Adam Wesley Brown (Guildenstern), (Left), and Romell Witherspoon (Rosencrantz) (Right). Photo by Jeff Malet.
Ever have that sinking feeling that you have no idea who you are, or what on earth you’re supposed to do? Ever found yourself hoping that someone would just magically materialize – poof – and hand The Meaning Of Life to you on a silver platter?
At this point in the review, critics usually start waxing philosophical about Tom Stoppard’s masterpiece Rosencrantz And Guildenstern Are Dead with pithy nostrums about existentialist angst, absurdism and blahblah—and kill the sheer fun of the play. So much academic nonsense has been written about the play that it’s easy to forget Tom Stoppard, who tossed this off on a dare in his 20’s, was as playful a dramatist as any you’d care to meet. He actually wanted you to enjoy yourself, as rare a concept as that seems to be sometimes.
…a rip-roaring good time, pulling out all the stops…
Fortunately for audiences at the current Folger Theatre production of Rosencrantz & Guildenstern, Director Aaron Posner doesn’t burden us with God, Man & The Universe, as so often happens with productions of modern classics. Instead he gives us a rip-roaring good time, pulling out all the stops and putting all the wild philosophical speculations of its characters in the circular file where they belong.
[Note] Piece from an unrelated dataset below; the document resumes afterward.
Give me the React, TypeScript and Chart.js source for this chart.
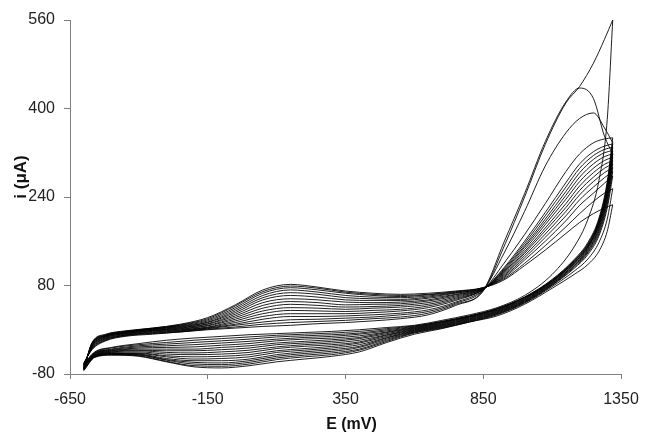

The play begins with our two anti-heroes killing time, flipping coins—which always seem to land “heads.” Guildenstern, the inveterate brainiac of the two, proceeds to pontificate while his buddy Rosencrantz’s eyes glaze over (like much of the audience). Stoppard has clearly endured BS artists of this sort, and takes such a dim view of them that he gives Guildenstern numerous opportunities throughout the evening to make a complete jackass of himself. Fortunately Adam Wesley Brown is completely at home in the role of Guildenstern; his timing and deadpan delivery elicited derisive giggles the whole night.
Of course, at some point R&G eventually discover their purpose; and when they do, Posner’s sound and light designers, Eric Shimelonis and Thom Weaver, team up to create a brilliant and instantaneous scene shift, creating a stark contrast between the warm glow of R&G’s ‘waiting room’ and the harsh, fluorescent glare of the world of Hamlet into which they are thrown.
Accompanying Rosencrantz and Guildenstern on their mission to Elsinore is a company of actors, headed here by Ian Merrill Peakes as the positively brilliant, bawdy and authoritative Player. Like R&G the players are utterly lost without roles to play, and like R&G they’re on the lookout for the slightest hint of a gig, and their desperation has a truly comic side.
In the world of Hamlet, of course, the players are commissioned to do a rip-off of an Italian tragedy which – as Stoppard vividly reminds us – ends very badly. Posner’s masterstroke is to show this hapless troupe trying to rehearse the Dumb Show for “The Murder of Gonzago,” which is marred by misbegotten sound cues, lousy blocking, etc. The ensemble works brilliantly together, and their gifts for physical comedy are generously shared all around.
The “straight” cast, headed by Biko Eisen-Martin’s Hamlet, is suitably dignified and Posner sees to it that the Melancholy Dane & Co. occupy an entirely different world, even when they share the stage with Rosencrantz and Guildenstern. The subtle boost in voltage that comes from being “real” people distinguishes the royal family and contrasts them with the decidedly laid-back, low-voltage approach to life offered by the show’s title characters.
Paige Hathaway has decked out the tiny Folger space with the bric-a-brac of the theatre, creating the effect of an attic (or a barn) where every item, every floorboard is simply waiting for a role to play. Chairs hung from the walls, a barrel of broadswords, even a couple of nonchalantly-hung nooses, speak to the ephemeral nature of the stage but are also likely to evoke nostalgia for productions where we have seen them in action. Helen Q. Huang, meanwhile, has created a costume scheme that harmonizes with this sense of bric-a-brac for R&G and the players, contrasted with the glamour and style of the Danish court.
Posner has created an evening so packed with zaniness and broad contrasts, all within the girdle of the Folger’s walls. If you haven’t got a clue what you’re supposed to do tonight, I strongly advise you to check out this production.
Running Time: 2 hours and 15 minutes, with one intermission.